WRITTEN PROBLEM
Everything in the listing except the pictures should be written out exactly.

GIVEN DATA
%%

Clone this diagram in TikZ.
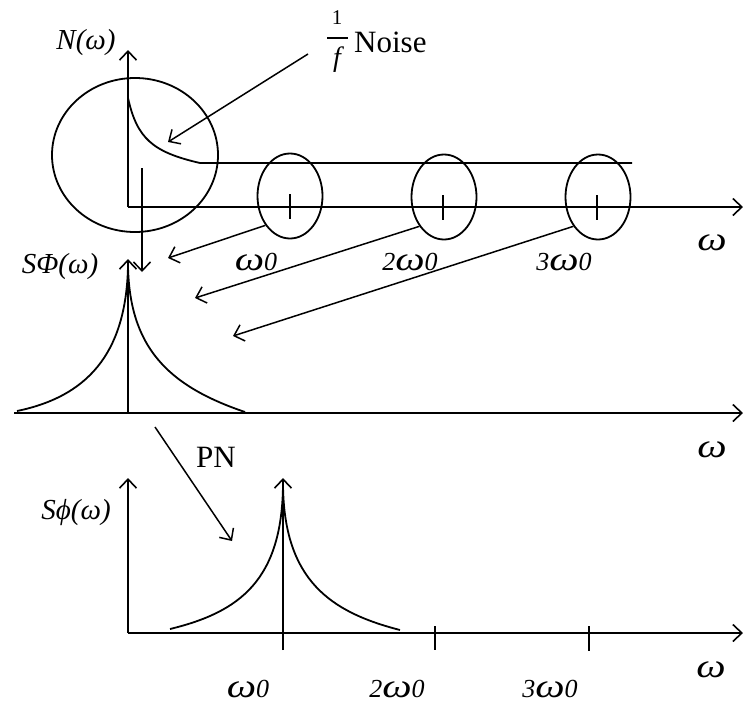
\documentclass[tikz,border=0pt]{standalone}
\usepackage{fontspec}
\setmainfont{Liberation Serif}
\usetikzlibrary{arrows.meta,shapes.geometric}
\newcommand{\wom}{{\fontsize{32}{34}\selectfont\scalebox{1.3}[1.05]{\itshape ω}}}
\begin{document}
\begin{tikzpicture}[x=1pt,y=-1pt,
  ln/.style={line width=1.8pt},
  arr/.style={line width=1.5pt,-{Straight Barb[length=9pt,width=17pt,line width=1.5pt]}},
  axarr/.style={line width=1.8pt,-{Straight Barb[length=9pt,width=17pt,line width=1.6pt]}},
  lbl/.style={font=\fontsize{29}{31}\selectfont\itshape, inner sep=0pt},
  wl/.style={font=\fontsize{26}{28}\selectfont\itshape, inner sep=0pt},
  txt/.style={font=\fontsize{31}{33}\selectfont, inner sep=0pt},
  oval/.style={draw, ln, ellipse, minimum width=65pt, minimum height=85pt, inner sep=0pt}]
\useasboundingbox (0,0) rectangle (743,704);
% ---------- top panel ----------
\coordinate (o1) at (128,207);
\coordinate (y1) at (128,50);
\coordinate (x1) at (743,207);
\draw[axarr] (o1) -- (y1);
\draw[axarr] (o1) -- (x1);
\node[lbl] (Nw) at (86,43) {N(ω)};
\draw[ln] (135,155) ellipse [x radius=83, y radius=77];
\node[oval] (e1) at (290,196) {};
\node[oval] (e2) at (444,197) {};
\node[oval] (e3) at (598,197) {};
\draw[ln] (290,194) -- (290,219);
\draw[ln] (443,195) -- (443,220);
\draw[ln] (597,195) -- (597,220);
\coordinate (c0) at (128,98);
\coordinate (c1) at (200,163);
\coordinate (c2) at (632,163);
\draw[ln] (c0) .. controls (137,138) and (152,152) .. (c1) -- (c2);
% 1/f Noise
\node[font=\fontsize{21}{21}\selectfont, inner sep=0pt, anchor=base] (one) at (337,24) {1};
\node[font=\fontsize{28}{28}\selectfont\itshape, inner sep=0pt, anchor=base] (eff) at (337,66) {f};
\coordinate (bar0) at (327,38);
\coordinate (bar1) at (348,38);
\draw[line width=1.3pt] (bar0) -- (bar1);
\node[txt, anchor=base west] (noise) at (354,52) {Noise};
\coordinate (na) at (308,54);
\coordinate (nb) at (168,142);
\draw[arr] (na) -- (nb);
\node[wl] (w1) at (712,243) {\wom};
\node[wl] (w01) at (256,262) {\wom0};
\node[wl] (w02) at (410,262) {2\wom0};
\node[wl] (w03) at (564,262) {3\wom0};
\coordinate (d0) at (142,168);
\coordinate (d1) at (142,272);
\draw[arr] (d0) -- (d1);
\coordinate (a1) at (168,258);
\coordinate (a2) at (195,298);
\coordinate (a3) at (233,336);
\draw[arr] (e1.-130) -- (a1);
\draw[arr] (e2.-130) -- (a2);
\draw[arr] (e3.-130) -- (a3);
% ---------- middle panel ----------
\coordinate (o2) at (128,413);
\coordinate (y2) at (128,259);
\coordinate (l2) at (14,413);
\coordinate (x2) at (743,413);
\draw[axarr] (o2) -- (y2);
\draw[axarr] (l2) -- (x2);
\node[lbl] (Sw) at (60,267) {SΦ(ω)};
\coordinate (p2) at (128,267);
\draw[ln] (p2) .. controls (126,345) and (95,395) .. (17,411);
\draw[ln] (p2) .. controls (130,345) and (165,385) .. (245,412);
\node[wl] (w2) at (712,450) {\wom};
% ---------- bottom panel ----------
\coordinate (pa) at (155,427);
\coordinate (pb) at (232,541);
\draw[arr] (pa) -- (pb);
\node[txt] (PN) at (216,457) {PN};
\coordinate (o3) at (128,633);
\coordinate (y3) at (128,478);
\coordinate (x3) at (743,633);
\draw[axarr] (o3) -- (y3);
\draw[axarr] (o3) -- (x3);
\node[lbl] (Sp) at (76,513) {Sϕ(ω)};
\coordinate (q0) at (283,650);
\coordinate (q1) at (283,478);
\draw[axarr] (q0) -- (q1);
\coordinate (p3) at (283,485);
\draw[ln] (p3) .. controls (282,580) and (240,612) .. (170,629);
\draw[ln] (p3) .. controls (284,580) and (330,612) .. (400,630);
\draw[ln] (435,626) -- (435,650);
\draw[ln] (589,626) -- (589,651);
\node[wl] (w3) at (711,670) {\wom};
\node[wl] (w31) at (248,689) {\wom0};
\node[wl] (w32) at (397,689) {2\wom0};
\node[wl] (w33) at (550,689) {3\wom0};
\end{tikzpicture}
\end{document}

%%

RIGHT ANSWER
Clone this diagram in TikZ.
\documentclass[tikz,border=0pt]{standalone}
\usepackage{fontspec}
\setmainfont{Liberation Serif}
\usetikzlibrary{arrows.meta,shapes.geometric}
\newcommand{\wom}{{\fontsize{32}{34}\selectfont\scalebox{1.3}[1.05]{\itshape ω}}}
\begin{document}
\begin{tikzpicture}[x=1pt,y=-1pt,
  ln/.style={line width=1.8pt},
  arr/.style={line width=1.5pt,-{Straight Barb[length=9pt,width=17pt,line width=1.5pt]}},
  axarr/.style={line width=1.8pt,-{Straight Barb[length=9pt,width=17pt,line width=1.6pt]}},
  lbl/.style={font=\fontsize{29}{31}\selectfont\itshape, inner sep=0pt},
  wl/.style={font=\fontsize{26}{28}\selectfont\itshape, inner sep=0pt},
  txt/.style={font=\fontsize{31}{33}\selectfont, inner sep=0pt},
  oval/.style={draw, ln, ellipse, minimum width=65pt, minimum height=85pt, inner sep=0pt}]
\useasboundingbox (0,0) rectangle (743,704);
% ---------- top panel ----------
\coordinate (o1) at (128,207);
\coordinate (y1) at (128,50);
\coordinate (x1) at (743,207);
\draw[axarr] (o1) -- (y1);
\draw[axarr] (o1) -- (x1);
\node[lbl] (Nw) at (86,43) {N(ω)};
\draw[ln] (135,155) ellipse [x radius=83, y radius=77];
\node[oval] (e1) at (290,196) {};
\node[oval] (e2) at (444,197) {};
\node[oval] (e3) at (598,197) {};
\draw[ln] (290,194) -- (290,219);
\draw[ln] (443,195) -- (443,220);
\draw[ln] (597,195) -- (597,220);
\coordinate (c0) at (128,98);
\coordinate (c1) at (200,163);
\coordinate (c2) at (632,163);
\draw[ln] (c0) .. controls (137,138) and (152,152) .. (c1) -- (c2);
% 1/f Noise
\node[font=\fontsize{21}{21}\selectfont, inner sep=0pt, anchor=base] (one) at (337,24) {1};
\node[font=\fontsize{28}{28}\selectfont\itshape, inner sep=0pt, anchor=base] (eff) at (337,66) {f};
\coordinate (bar0) at (327,38);
\coordinate (bar1) at (348,38);
\draw[line width=1.3pt] (bar0) -- (bar1);
\node[txt, anchor=base west] (noise) at (354,52) {Noise};
\coordinate (na) at (308,54);
\coordinate (nb) at (168,142);
\draw[arr] (na) -- (nb);
\node[wl] (w1) at (712,243) {\wom};
\node[wl] (w01) at (256,262) {\wom0};
\node[wl] (w02) at (410,262) {2\wom0};
\node[wl] (w03) at (564,262) {3\wom0};
\coordinate (d0) at (142,168);
\coordinate (d1) at (142,272);
\draw[arr] (d0) -- (d1);
\coordinate (a1) at (168,258);
\coordinate (a2) at (195,298);
\coordinate (a3) at (233,336);
\draw[arr] (e1.-130) -- (a1);
\draw[arr] (e2.-130) -- (a2);
\draw[arr] (e3.-130) -- (a3);
% ---------- middle panel ----------
\coordinate (o2) at (128,413);
\coordinate (y2) at (128,259);
\coordinate (l2) at (14,413);
\coordinate (x2) at (743,413);
\draw[axarr] (o2) -- (y2);
\draw[axarr] (l2) -- (x2);
\node[lbl] (Sw) at (60,267) {SΦ(ω)};
\coordinate (p2) at (128,267);
\draw[ln] (p2) .. controls (126,345) and (95,395) .. (17,411);
\draw[ln] (p2) .. controls (130,345) and (165,385) .. (245,412);
\node[wl] (w2) at (712,450) {\wom};
% ---------- bottom panel ----------
\coordinate (pa) at (155,427);
\coordinate (pb) at (232,541);
\draw[arr] (pa) -- (pb);
\node[txt] (PN) at (216,457) {PN};
\coordinate (o3) at (128,633);
\coordinate (y3) at (128,478);
\coordinate (x3) at (743,633);
\draw[axarr] (o3) -- (y3);
\draw[axarr] (o3) -- (x3);
\node[lbl] (Sp) at (76,513) {Sϕ(ω)};
\coordinate (q0) at (283,650);
\coordinate (q1) at (283,478);
\draw[axarr] (q0) -- (q1);
\coordinate (p3) at (283,485);
\draw[ln] (p3) .. controls (282,580) and (240,612) .. (170,629);
\draw[ln] (p3) .. controls (284,580) and (330,612) .. (400,630);
\draw[ln] (435,626) -- (435,650);
\draw[ln] (589,626) -- (589,651);
\node[wl] (w3) at (711,670) {\wom};
\node[wl] (w31) at (248,689) {\wom0};
\node[wl] (w32) at (397,689) {2\wom0};
\node[wl] (w33) at (550,689) {3\wom0};
\end{tikzpicture}
\end{document}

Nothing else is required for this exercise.